Read their comment and yours? What great advice. I would suggest you do the same, but I think you'll continue to misread it.

> No one is going to pay you to take your waste away and dispose of it. You would have to pay them.

> lol, paying someone to "take your waste away and dispose of it" has been a stable of the "recycle" industry in western countries for 3 decades now.

They are saying that paying to dispose of the clothes/waste is how it's done. And then... you said the same thing. Perhaps you're assuming they're just taking a guess, rather than coming at it with understanding that this is how it has been done for a while.

There is enough local fraudulent waste management companies that shipping things to Africa to have it "recycled" is just a waste of money and time. Sweden recently had one of the largest fraud cases involving a waste management company, which also became the largest environmental case in Swedish history.

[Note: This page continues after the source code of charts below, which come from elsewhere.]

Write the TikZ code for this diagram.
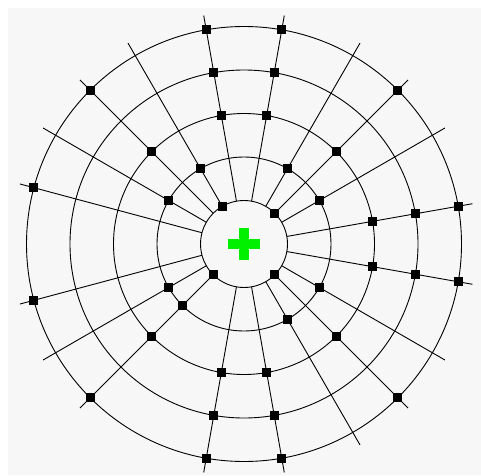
\documentclass[tikz,border=0pt]{standalone}
\usepackage{xcolor}
\usepackage{tikz}

\definecolor{paper}{RGB}{247,247,247}
\definecolor{crossgreen}{RGB}{0,240,0}

\tikzset{
  ring/.style={draw=black, line width=0.9pt},
  spoke/.style={draw=black, line width=0.9pt},
  knot/.style={draw=none, fill=black, rectangle, minimum size=9pt, inner sep=0pt}
}

\begin{document}
\begin{tikzpicture}[x=1pt, y=1pt]
				\useasboundingbox (0,0) rectangle (481,475);
				\fill[paper] (8,0) rectangle (481,467);
				\coordinate (centre) at (244,231);

				% rings
				\foreach \r in {43.5,87,130.5,174,217.5}
					\draw[ring] (centre) circle (\r);

				% spokes from the inner ring outwards
				\foreach \a in {10,30,45,60,80,100,120,135,150,165,195,210,225,260,280,300,315,330,350} {
					\coordinate (in-\a) at ([shift={(\a:43.5)}]centre);
					\coordinate (out-\a) at ([shift={(\a:232)}]centre);
					\draw[spoke] (in-\a) -- (out-\a);
				}

				% knots on the rings
				\foreach \a in {45,120,225,315}
					\node[knot] (k1-\a) at ([shift={(\a:43.5)}]centre) {};
				\foreach \a in {30,60,120,150,210,225,300,330}
					\node[knot] (k2-\a) at ([shift={(\a:87)}]centre) {};
				\foreach \a in {10,45,80,100,135,225,260,280,315,350}
					\node[knot] (k3-\a) at ([shift={(\a:130.5)}]centre) {};
				\foreach \a in {10,80,100,260,280,350}
					\node[knot] (k4-\a) at ([shift={(\a:174)}]centre) {};
				\foreach \a in {10,45,80,100,135,165,195,225,260,280,315,350}
					\node[knot] (k5-\a) at ([shift={(\a:217.5)}]centre) {};

				% green cross in the middle
				\node (crossh) at (centre) [fill=crossgreen, minimum width=32pt, minimum height=10.5pt, inner sep=0pt] {};
				\node (crossv) at (centre) [fill=crossgreen, minimum width=10.5pt, minimum height=32pt, inner sep=0pt] {};
			\end{tikzpicture}
\end{document}
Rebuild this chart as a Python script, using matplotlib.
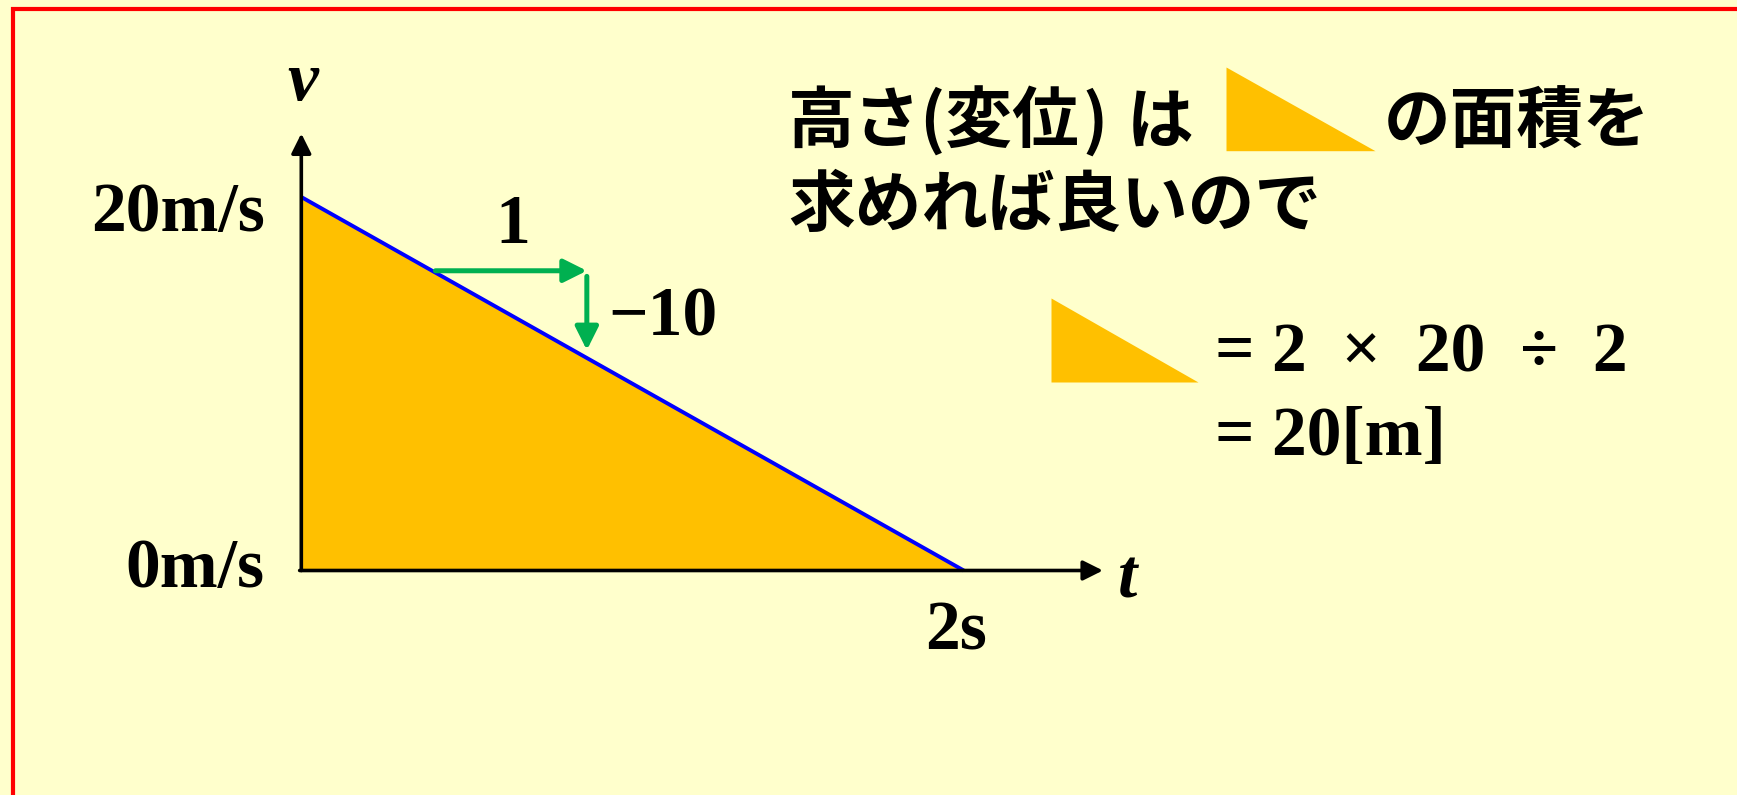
import matplotlib
matplotlib.use("Agg")
import matplotlib.pyplot as plt
from matplotlib.lines import Line2D

# ---- data ----
times = [0, 2]            # s
velocity = [20, 0]        # m/s
v_tick_labels = ["0m/s", "20m/s"]
t_tick_label = "2s"
slope_run = "1"
slope_rise = "\u221210"
jp_line1_parts = ["高さ(変位", ")", "は"]
jp_line1b = "の面積を"
jp_line2 = "求めれば良いので"
eq_line1 = "= 2  \u00d7  20  \u00f7  2"
eq_line2 = "= 20[m]"

W, H = 1737, 795
BG = "#FFFFCC"
FILL = "#FFC000"
BLUE = "#0000FF"
GREEN = "#00B050"
SERIF = ["Liberation Serif", "DejaVu Serif"]
JP = ["Noto Sans CJK JP", "DejaVu Sans"]

fig = plt.figure(figsize=(W / 100, H / 100), dpi=100, facecolor=BG)

def fx(x):
    return x / W

def fy(y):
    return 1 - y / H

# main axes spanning the figure; data -> pixel mapping
x0_px, x2_px = 301.3, 963.8     # t = 0 and t = 2
y0_px, y20_px = 570.5, 197.0    # v = 0 and v = 20
sx = (x2_px - x0_px) / 2.0
sy = (y0_px - y20_px) / 20.0
ax = fig.add_axes([0, 0, 1, 1])
ax.set_facecolor(BG)
ax.set_xlim(-x0_px / sx, (W - x0_px) / sx)
ax.set_ylim((y0_px - H) / sy, y0_px / sy)
ax.axis("off")

# red frame (top and left)
fig.add_artist(Line2D([fx(10.5), 1.0], [fy(8.7), fy(8.7)], color="#FF0000", lw=3.0,
                      transform=fig.transFigure, solid_capstyle="butt"))
fig.add_artist(Line2D([fx(12.8), fx(12.8)], [fy(6.7), 0.0], color="#FF0000", lw=3.0,
                      transform=fig.transFigure, solid_capstyle="butt"))

# area under the v-t line
ax.fill_between(times, velocity, 0, color=FILL, lw=0, zorder=1)
ax.plot(times, velocity, color=BLUE, lw=2.8, zorder=3, solid_capstyle="butt")

# axes with arrows
axis_style = dict(arrowstyle="-|>,head_length=0.6,head_width=0.3", color="black",
                  lw=2.6, shrinkA=0, shrinkB=0, mutation_scale=20)
ax.annotate("", xy=(0, 23.4), xytext=(0, 0), arrowprops=axis_style, zorder=4)
ax.annotate("", xy=(2.42, 0), xytext=(-0.005, 0), arrowprops=axis_style, zorder=4)

# slope arrows
g_style = dict(arrowstyle="-|>,head_length=0.7,head_width=0.35", color=GREEN,
               lw=3.6, shrinkA=0, shrinkB=0, mutation_scale=20)
ax.annotate("", xy=(0.862, 16.05), xytext=(0.405, 16.05), arrowprops=g_style, zorder=5)
ax.annotate("", xy=(0.862, 11.8), xytext=(0.862, 15.75), arrowprops=g_style, zorder=5)

tfont = dict(family=SERIF, fontweight="bold", fontsize=50, color="black")

# axis labels
fig.text(fx(303), fy(100), "v", family=SERIF, fontweight="bold", fontstyle="italic",
         fontsize=50, ha="center", va="baseline")
fig.text(fx(1128), fy(597), "t", family=SERIF, fontweight="bold", fontstyle="italic",
         fontsize=50, ha="center", va="baseline")
fig.text(fx(265), fy(231.5), v_tick_labels[1], ha="right", va="baseline", **tfont)
fig.text(fx(265), fy(586.5), v_tick_labels[0], ha="right", va="baseline", **tfont)
fig.text(fx(956), fy(650), t_tick_label, ha="center", va="baseline", **tfont)
fig.text(fx(513), fy(243), slope_run, ha="center", va="baseline", **tfont)
fig.text(fx(608), fy(335), slope_rise, ha="left", va="baseline", **tfont)

# Japanese explanation
jfont = dict(family=JP, fontweight="bold", fontsize=48, color="black")
jp_x = [788, 1082, 1127]
for part, xp in zip(jp_line1_parts, jp_x):
    fig.text(fx(xp), fy(143), part, ha="left", va="baseline", **jfont)
fig.text(fx(1384), fy(143), jp_line1b, ha="left", va="baseline", **jfont)
fig.text(fx(788), fy(226), jp_line2, ha="left", va="baseline", **jfont)

# triangle icons (miniatures of the area)
def icon(left, top, right, bottom):
    a = fig.add_axes([fx(left), fy(bottom), (right - left) / W, (bottom - top) / H])
    a.fill_between(times, velocity, 0, color=FILL, lw=0)
    a.set_xlim(times[0], times[-1])
    a.set_ylim(0, max(velocity))
    a.axis("off")
    a.patch.set_alpha(0)

icon(1226, 67, 1375, 150.7)
icon(1051, 298, 1198, 382)

# equation
fig.text(fx(1215), fy(371.7), eq_line1, ha="left", va="baseline", **tfont)
fig.text(fx(1215), fy(455), eq_line2, ha="left", va="baseline", **tfont)

fig.savefig("out.png", dpi=100, facecolor=BG)
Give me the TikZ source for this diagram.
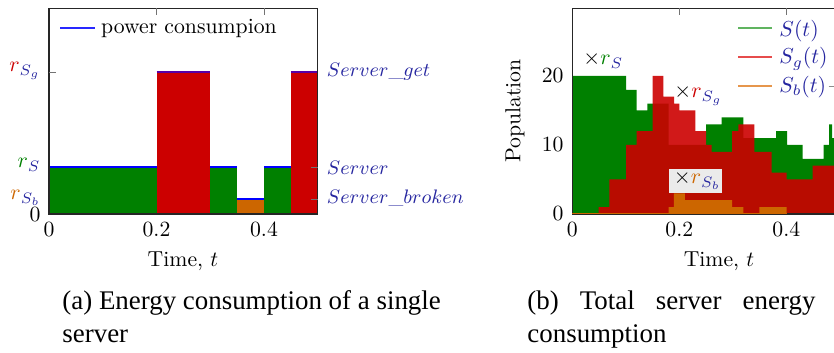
\documentclass[tikz,border=0pt]{standalone}
\usepackage{fontspec}
\newfontfamily\capfont{Liberation Serif}
\definecolor{sgreen}{RGB}{0,128,0}
\definecolor{sred}{RGB}{204,0,0}
\definecolor{sorange}{RGB}{204,102,0}
\definecolor{bluetext}{RGB}{38,38,160}
\definecolor{lgreen}{RGB}{96,180,96}
\definecolor{lred}{RGB}{230,76,76}
\definecolor{lorange}{RGB}{230,150,76}
\definecolor{legblue}{RGB}{40,40,255}
\begin{document}
\begin{tikzpicture}[x=0.4608pt,y=-0.4608pt,
  axisline/.style={black!85, line width=0.5pt},
  tickmark/.style={black!55, line width=0.4pt},
  lbl/.style={inner sep=0pt},
  rlbl/.style={inner sep=0pt, anchor=base west, text=bluetext, font=\fontsize{8.8}{11}\selectfont},
  powline/.style={blue, line width=0.5pt},
  caption/.style={inner sep=0pt, anchor=base west, font=\capfont\fontsize{12.4}{15}\selectfont},
  legline/.style={line width=0.9pt}]
\useasboundingbox (0,0) rectangle (834,353);

% ---------------- left plot ----------------
\fill[sgreen]  (49,214)    rectangle (156.5,167);
\fill[sred]    (156.5,214) rectangle (210.25,72);
\fill[sgreen]  (210.25,214) rectangle (237.1,167);
\fill[sorange] (237.1,214) rectangle (264,199);
\fill[sgreen]  (264,214)   rectangle (290.9,167);
\fill[sred]    (290.9,214) rectangle (317.5,72);
\draw[powline] (49,167) -- (156.5,167) (210.25,167) -- (237.1,167) (237.1,199) -- (264,199)
  (264,167) -- (290.9,167);
\draw[powline, draw=violet!70!blue] (156.5,72) -- (210.25,72) (290.9,72) -- (317.5,72);
\draw[axisline] (49,8.3) rectangle (317.5,214);
\draw[tickmark] (156.5,8.3) -- (156.5,15) (264,8.3) -- (264,15) (49,72) -- (56,72)
  (317.5,167) -- (310.5,167) (317.5,199) -- (310.5,199);
% legend
\fill[legblue] (60,26.8) rectangle (95,28.6);
\node[lbl, anchor=base west] (legp) at (100.7,33.3) {power consumpion};
% y labels
\node[lbl, anchor=base east] (rsg) at (41,72) {${\color{sred}r}_{\color{bluetext}S_g}$};
\node[lbl, anchor=base east] (rs)  at (41,168) {${\color{sgreen}r}_{\color{bluetext}S}$};
\node[lbl, anchor=base east] (rsb) at (41,200) {${\color{sorange}r}_{\color{bluetext}S_b}$};
\node[lbl, anchor=base east] (ly0) at (41,222) {$0$};
\node[rlbl] (sget) at (326.5,76.5) {$Server\_get$};
\node[rlbl] (serv) at (326.5,174.5) {$Server$};
\node[rlbl] (sbro) at (326.5,203.5) {$Server\_broken$};
% x labels
\node[lbl, anchor=base] (lx0) at (49,237) {$0$};
\node[lbl, anchor=base] (lx2) at (156.5,237) {$0.2$};
\node[lbl, anchor=base] (lx4) at (264,237) {$0.4$};
\node[lbl, anchor=base] (ltime) at (183,267) {Time, $t$};

% ---------------- right plot ----------------
\begin{scope}[shift={(0,214)}, y=3.1795pt]
\fill[sgreen] (572.3,0) -- plot[const plot] coordinates {(572.3,20) (626,18) (636.6,15)
  (647.3,16) (668.7,10) (706,13) (721.7,14) (743.3,11) (776,12) (787,10) (802.7,8)
  (823.7,10) (829,13) (832,11) (834,11)} -- (834,0) -- cycle;
\fill[sred, fill opacity=0.9] (572.3,0) -- plot[const plot] coordinates {(572.3,0)
  (598.5,1) (609.3,5) (626,10) (636.6,12) (652.5,20) (663.3,17) (674,16) (679.3,15)
  (695.3,12) (706,10) (711.7,9) (732,12) (738.3,13) (754.3,9) (771.7,6) (786.7,5)
  (812.7,7) (834,7)} -- (834,0) -- cycle;
\fill[sorange] (572.3,0) -- plot[const plot] coordinates {(572.3,0) (668.5,1) (673.8,3)
  (684.8,2) (732,1) (743.3,0) (759.3,1) (786.5,0) (834,0)} -- (834,0) -- cycle;
\end{scope}
\draw[axisline] (834,8.3) -- (572.3,8.3) -- (572.3,214) -- (834,214);
\draw[sorange, line width=0.8pt] (572.3,213.6) -- (786.5,213.6);
\draw[tickmark] (679.3,8.3) -- (679.3,15) (786.3,8.3) -- (786.3,15);
% legend
\draw[legline, lgreen]  (738,28) -- (772,28);
\draw[legline, lred]    (738,57) -- (772,57);
\draw[legline, lorange] (738,86) -- (772,86);
\draw[black!45, line width=0.4pt] (828.5,86) -- (834,86);
\node[lbl, anchor=base west, text=bluetext] (legs)  at (779,36.5) {$S(t)$};
\node[lbl, anchor=base west, text=bluetext] (legsg) at (779,64) {$S_g(t)$};
\node[lbl, anchor=base west, text=bluetext] (legsb) at (779,92.7) {$S_b(t)$};
% annotations
\node[lbl, anchor=base west] (ars) at (583,65) {$\times{\color{sgreen}r}_{\color{bluetext}S}$};
\node[lbl, anchor=base west] (arsg) at (674,98) {$\times{\color{sred}r}_{\color{bluetext}S_g}$};
\fill[black!8] (669.3,169.3) rectangle (721.7,193.3);
\node[lbl, anchor=base west] (arsb) at (673.5,184) {$\times{\color{sorange}r}_{\color{bluetext}S_b}$};
% ticks labels
\node[lbl, anchor=base east] (ry20) at (564,83) {$20$};
\node[lbl, anchor=base east] (ry10) at (564,151.5) {$10$};
\node[lbl, anchor=base east] (ry0)  at (564,220.5) {$0$};
\node[lbl, anchor=base] (rx0) at (572.3,237) {$0$};
\node[lbl, anchor=base] (rx2) at (679.3,237) {$0.2$};
\node[lbl, anchor=base] (rx4) at (786.3,237) {$0.4$};
\node[lbl, anchor=base] (rtime) at (719,267) {Time, $t$};
\node[lbl, rotate=90] (pop) at (515,111) {Population};

% ---------------- captions ----------------
\node[caption] (capa1) at (62,310) {(a) Energy consumption of a single};
\node[caption] (capa2) at (62,343) {server};
\node[caption] (capb1) at (527,310) {\makebox[132.7pt][s]{(b) Total server energy}};
\node[caption] (capb2) at (527,343) {consumption};
\end{tikzpicture}
\end{document}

The scheme is fairly simple. The criminals rent some land, dump the stuff there, and then have the company go bust, thus leaving the problem to the land owner. Rinse and repeat, and run it in parallel. It takes years before anyone call on the bluff that the stuff will surely get recycled "someday", and the main reason the Swedish police caught wind in the earlier mentioned case was that the waste started to self-ignite.

The only benefit to ship it to Africa is the hope that it won't be found out and create bad press, but that doesn't work if everyone know it is fake.

  • Oil companies have been doing this for over a century in US. Sell abandoned well to a small llc, llc files bankruptcy, big OilCo off the hook! Everyone happy!

  • >The scheme is fairly simple. The criminals rent some land, dump the stuff there, and then have the company go bust, thus leaving the problem to the land owner.

    This is what these countries get for having weak laws that allow people to do illegal dumping and then hide behind a corporate veil to avoid accountability.

    • Trouble is if democracy worked properly then corporate entities wouldn't be able to lobby and influence governments to weaken laws out of self-interest.